● **WHAT YOU WILL DO**
In your copy, include every line of the listing below exactly but none of the pictures.

● **DATASET CONTENT**
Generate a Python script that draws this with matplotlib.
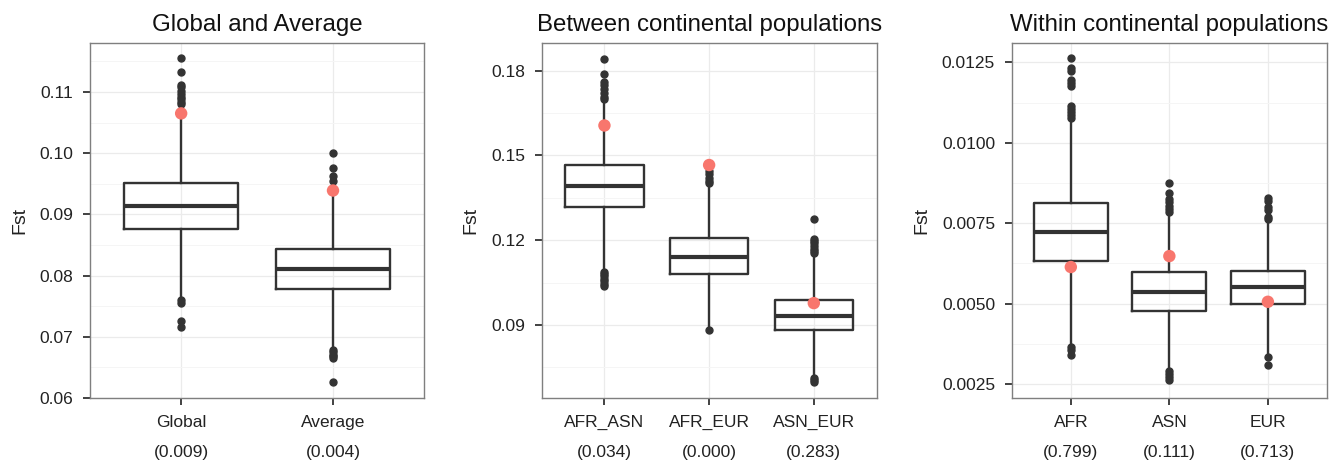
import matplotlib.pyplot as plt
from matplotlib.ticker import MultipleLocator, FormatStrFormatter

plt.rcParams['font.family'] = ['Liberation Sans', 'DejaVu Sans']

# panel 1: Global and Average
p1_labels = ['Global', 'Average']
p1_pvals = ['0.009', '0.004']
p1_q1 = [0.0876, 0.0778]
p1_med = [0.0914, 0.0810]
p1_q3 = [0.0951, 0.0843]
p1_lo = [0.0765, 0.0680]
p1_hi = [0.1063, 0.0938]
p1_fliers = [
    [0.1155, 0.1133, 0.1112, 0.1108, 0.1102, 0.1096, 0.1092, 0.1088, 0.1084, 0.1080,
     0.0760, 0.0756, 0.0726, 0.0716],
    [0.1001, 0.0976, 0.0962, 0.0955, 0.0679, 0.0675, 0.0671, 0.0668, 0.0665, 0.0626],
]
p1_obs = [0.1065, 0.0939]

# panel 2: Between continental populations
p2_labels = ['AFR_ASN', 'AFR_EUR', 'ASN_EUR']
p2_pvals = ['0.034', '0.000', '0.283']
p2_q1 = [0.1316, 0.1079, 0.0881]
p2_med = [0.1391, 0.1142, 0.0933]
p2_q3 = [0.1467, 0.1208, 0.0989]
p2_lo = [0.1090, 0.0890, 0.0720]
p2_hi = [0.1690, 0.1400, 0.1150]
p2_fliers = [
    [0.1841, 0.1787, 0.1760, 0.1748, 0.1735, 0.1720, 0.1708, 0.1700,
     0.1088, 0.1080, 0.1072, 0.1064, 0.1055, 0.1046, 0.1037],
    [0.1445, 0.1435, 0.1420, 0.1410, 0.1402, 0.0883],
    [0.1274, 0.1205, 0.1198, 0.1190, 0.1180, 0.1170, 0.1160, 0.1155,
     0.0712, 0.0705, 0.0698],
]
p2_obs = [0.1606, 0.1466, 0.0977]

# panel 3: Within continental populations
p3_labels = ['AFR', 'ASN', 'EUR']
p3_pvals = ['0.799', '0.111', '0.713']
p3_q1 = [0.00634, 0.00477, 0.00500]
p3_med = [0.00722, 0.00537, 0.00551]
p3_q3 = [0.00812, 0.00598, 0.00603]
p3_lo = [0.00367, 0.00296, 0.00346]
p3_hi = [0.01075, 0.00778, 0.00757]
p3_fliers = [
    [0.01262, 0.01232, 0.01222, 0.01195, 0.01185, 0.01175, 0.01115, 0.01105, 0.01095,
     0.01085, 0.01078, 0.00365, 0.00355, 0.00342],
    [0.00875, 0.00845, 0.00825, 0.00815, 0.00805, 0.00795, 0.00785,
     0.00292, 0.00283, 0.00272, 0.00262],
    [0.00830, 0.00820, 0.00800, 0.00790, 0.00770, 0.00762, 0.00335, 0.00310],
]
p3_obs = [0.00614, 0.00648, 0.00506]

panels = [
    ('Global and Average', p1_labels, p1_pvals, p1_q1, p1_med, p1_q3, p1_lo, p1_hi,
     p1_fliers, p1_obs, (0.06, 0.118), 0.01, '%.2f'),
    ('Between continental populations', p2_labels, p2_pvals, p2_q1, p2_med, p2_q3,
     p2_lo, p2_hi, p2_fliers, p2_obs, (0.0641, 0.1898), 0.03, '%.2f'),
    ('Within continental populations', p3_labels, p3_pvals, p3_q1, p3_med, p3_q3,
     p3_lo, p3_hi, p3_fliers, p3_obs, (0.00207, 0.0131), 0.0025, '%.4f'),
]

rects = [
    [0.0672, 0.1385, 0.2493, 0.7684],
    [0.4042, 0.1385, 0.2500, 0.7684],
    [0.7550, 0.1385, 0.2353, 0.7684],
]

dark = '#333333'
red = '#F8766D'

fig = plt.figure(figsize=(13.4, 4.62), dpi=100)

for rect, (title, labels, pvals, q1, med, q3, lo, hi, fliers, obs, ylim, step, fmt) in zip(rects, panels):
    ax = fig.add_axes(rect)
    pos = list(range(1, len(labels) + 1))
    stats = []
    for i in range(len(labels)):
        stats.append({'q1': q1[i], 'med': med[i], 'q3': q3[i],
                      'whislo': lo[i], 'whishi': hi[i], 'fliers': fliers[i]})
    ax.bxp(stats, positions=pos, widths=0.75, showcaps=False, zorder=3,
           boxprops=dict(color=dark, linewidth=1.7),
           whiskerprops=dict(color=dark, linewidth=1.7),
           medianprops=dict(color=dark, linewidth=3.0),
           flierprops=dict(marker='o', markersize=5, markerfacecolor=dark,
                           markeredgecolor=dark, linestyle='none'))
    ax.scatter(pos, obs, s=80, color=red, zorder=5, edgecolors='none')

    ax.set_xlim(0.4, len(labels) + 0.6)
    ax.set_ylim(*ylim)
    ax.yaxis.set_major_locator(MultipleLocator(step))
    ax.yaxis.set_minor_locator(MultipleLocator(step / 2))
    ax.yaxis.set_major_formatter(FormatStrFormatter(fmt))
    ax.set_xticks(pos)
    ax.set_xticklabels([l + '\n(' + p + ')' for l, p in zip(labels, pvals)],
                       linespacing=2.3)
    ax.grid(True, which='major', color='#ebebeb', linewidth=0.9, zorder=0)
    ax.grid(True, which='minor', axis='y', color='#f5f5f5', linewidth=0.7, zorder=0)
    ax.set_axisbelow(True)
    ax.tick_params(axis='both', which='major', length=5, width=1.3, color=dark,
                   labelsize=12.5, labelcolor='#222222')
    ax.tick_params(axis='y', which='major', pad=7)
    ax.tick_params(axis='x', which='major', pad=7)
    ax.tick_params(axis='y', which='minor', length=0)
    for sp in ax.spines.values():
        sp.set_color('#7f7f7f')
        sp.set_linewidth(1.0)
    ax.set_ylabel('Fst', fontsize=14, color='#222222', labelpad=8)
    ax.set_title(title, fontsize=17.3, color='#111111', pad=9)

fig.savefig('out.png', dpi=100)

● **RESULT**
Generate a Python script that draws this with matplotlib.
import matplotlib.pyplot as plt
from matplotlib.ticker import MultipleLocator, FormatStrFormatter

plt.rcParams['font.family'] = ['Liberation Sans', 'DejaVu Sans']

# panel 1: Global and Average
p1_labels = ['Global', 'Average']
p1_pvals = ['0.009', '0.004']
p1_q1 = [0.0876, 0.0778]
p1_med = [0.0914, 0.0810]
p1_q3 = [0.0951, 0.0843]
p1_lo = [0.0765, 0.0680]
p1_hi = [0.1063, 0.0938]
p1_fliers = [
    [0.1155, 0.1133, 0.1112, 0.1108, 0.1102, 0.1096, 0.1092, 0.1088, 0.1084, 0.1080,
     0.0760, 0.0756, 0.0726, 0.0716],
    [0.1001, 0.0976, 0.0962, 0.0955, 0.0679, 0.0675, 0.0671, 0.0668, 0.0665, 0.0626],
]
p1_obs = [0.1065, 0.0939]

# panel 2: Between continental populations
p2_labels = ['AFR_ASN', 'AFR_EUR', 'ASN_EUR']
p2_pvals = ['0.034', '0.000', '0.283']
p2_q1 = [0.1316, 0.1079, 0.0881]
p2_med = [0.1391, 0.1142, 0.0933]
p2_q3 = [0.1467, 0.1208, 0.0989]
p2_lo = [0.1090, 0.0890, 0.0720]
p2_hi = [0.1690, 0.1400, 0.1150]
p2_fliers = [
    [0.1841, 0.1787, 0.1760, 0.1748, 0.1735, 0.1720, 0.1708, 0.1700,
     0.1088, 0.1080, 0.1072, 0.1064, 0.1055, 0.1046, 0.1037],
    [0.1445, 0.1435, 0.1420, 0.1410, 0.1402, 0.0883],
    [0.1274, 0.1205, 0.1198, 0.1190, 0.1180, 0.1170, 0.1160, 0.1155,
     0.0712, 0.0705, 0.0698],
]
p2_obs = [0.1606, 0.1466, 0.0977]

# panel 3: Within continental populations
p3_labels = ['AFR', 'ASN', 'EUR']
p3_pvals = ['0.799', '0.111', '0.713']
p3_q1 = [0.00634, 0.00477, 0.00500]
p3_med = [0.00722, 0.00537, 0.00551]
p3_q3 = [0.00812, 0.00598, 0.00603]
p3_lo = [0.00367, 0.00296, 0.00346]
p3_hi = [0.01075, 0.00778, 0.00757]
p3_fliers = [
    [0.01262, 0.01232, 0.01222, 0.01195, 0.01185, 0.01175, 0.01115, 0.01105, 0.01095,
     0.01085, 0.01078, 0.00365, 0.00355, 0.00342],
    [0.00875, 0.00845, 0.00825, 0.00815, 0.00805, 0.00795, 0.00785,
     0.00292, 0.00283, 0.00272, 0.00262],
    [0.00830, 0.00820, 0.00800, 0.00790, 0.00770, 0.00762, 0.00335, 0.00310],
]
p3_obs = [0.00614, 0.00648, 0.00506]

panels = [
    ('Global and Average', p1_labels, p1_pvals, p1_q1, p1_med, p1_q3, p1_lo, p1_hi,
     p1_fliers, p1_obs, (0.06, 0.118), 0.01, '%.2f'),
    ('Between continental populations', p2_labels, p2_pvals, p2_q1, p2_med, p2_q3,
     p2_lo, p2_hi, p2_fliers, p2_obs, (0.0641, 0.1898), 0.03, '%.2f'),
    ('Within continental populations', p3_labels, p3_pvals, p3_q1, p3_med, p3_q3,
     p3_lo, p3_hi, p3_fliers, p3_obs, (0.00207, 0.0131), 0.0025, '%.4f'),
]

rects = [
    [0.0672, 0.1385, 0.2493, 0.7684],
    [0.4042, 0.1385, 0.2500, 0.7684],
    [0.7550, 0.1385, 0.2353, 0.7684],
]

dark = '#333333'
red = '#F8766D'

fig = plt.figure(figsize=(13.4, 4.62), dpi=100)

for rect, (title, labels, pvals, q1, med, q3, lo, hi, fliers, obs, ylim, step, fmt) in zip(rects, panels):
    ax = fig.add_axes(rect)
    pos = list(range(1, len(labels) + 1))
    stats = []
    for i in range(len(labels)):
        stats.append({'q1': q1[i], 'med': med[i], 'q3': q3[i],
                      'whislo': lo[i], 'whishi': hi[i], 'fliers': fliers[i]})
    ax.bxp(stats, positions=pos, widths=0.75, showcaps=False, zorder=3,
           boxprops=dict(color=dark, linewidth=1.7),
           whiskerprops=dict(color=dark, linewidth=1.7),
           medianprops=dict(color=dark, linewidth=3.0),
           flierprops=dict(marker='o', markersize=5, markerfacecolor=dark,
                           markeredgecolor=dark, linestyle='none'))
    ax.scatter(pos, obs, s=80, color=red, zorder=5, edgecolors='none')

    ax.set_xlim(0.4, len(labels) + 0.6)
    ax.set_ylim(*ylim)
    ax.yaxis.set_major_locator(MultipleLocator(step))
    ax.yaxis.set_minor_locator(MultipleLocator(step / 2))
    ax.yaxis.set_major_formatter(FormatStrFormatter(fmt))
    ax.set_xticks(pos)
    ax.set_xticklabels([l + '\n(' + p + ')' for l, p in zip(labels, pvals)],
                       linespacing=2.3)
    ax.grid(True, which='major', color='#ebebeb', linewidth=0.9, zorder=0)
    ax.grid(True, which='minor', axis='y', color='#f5f5f5', linewidth=0.7, zorder=0)
    ax.set_axisbelow(True)
    ax.tick_params(axis='both', which='major', length=5, width=1.3, color=dark,
                   labelsize=12.5, labelcolor='#222222')
    ax.tick_params(axis='y', which='major', pad=7)
    ax.tick_params(axis='x', which='major', pad=7)
    ax.tick_params(axis='y', which='minor', length=0)
    for sp in ax.spines.values():
        sp.set_color('#7f7f7f')
        sp.set_linewidth(1.0)
    ax.set_ylabel('Fst', fontsize=14, color='#222222', labelpad=8)
    ax.set_title(title, fontsize=17.3, color='#111111', pad=9)

fig.savefig('out.png', dpi=100)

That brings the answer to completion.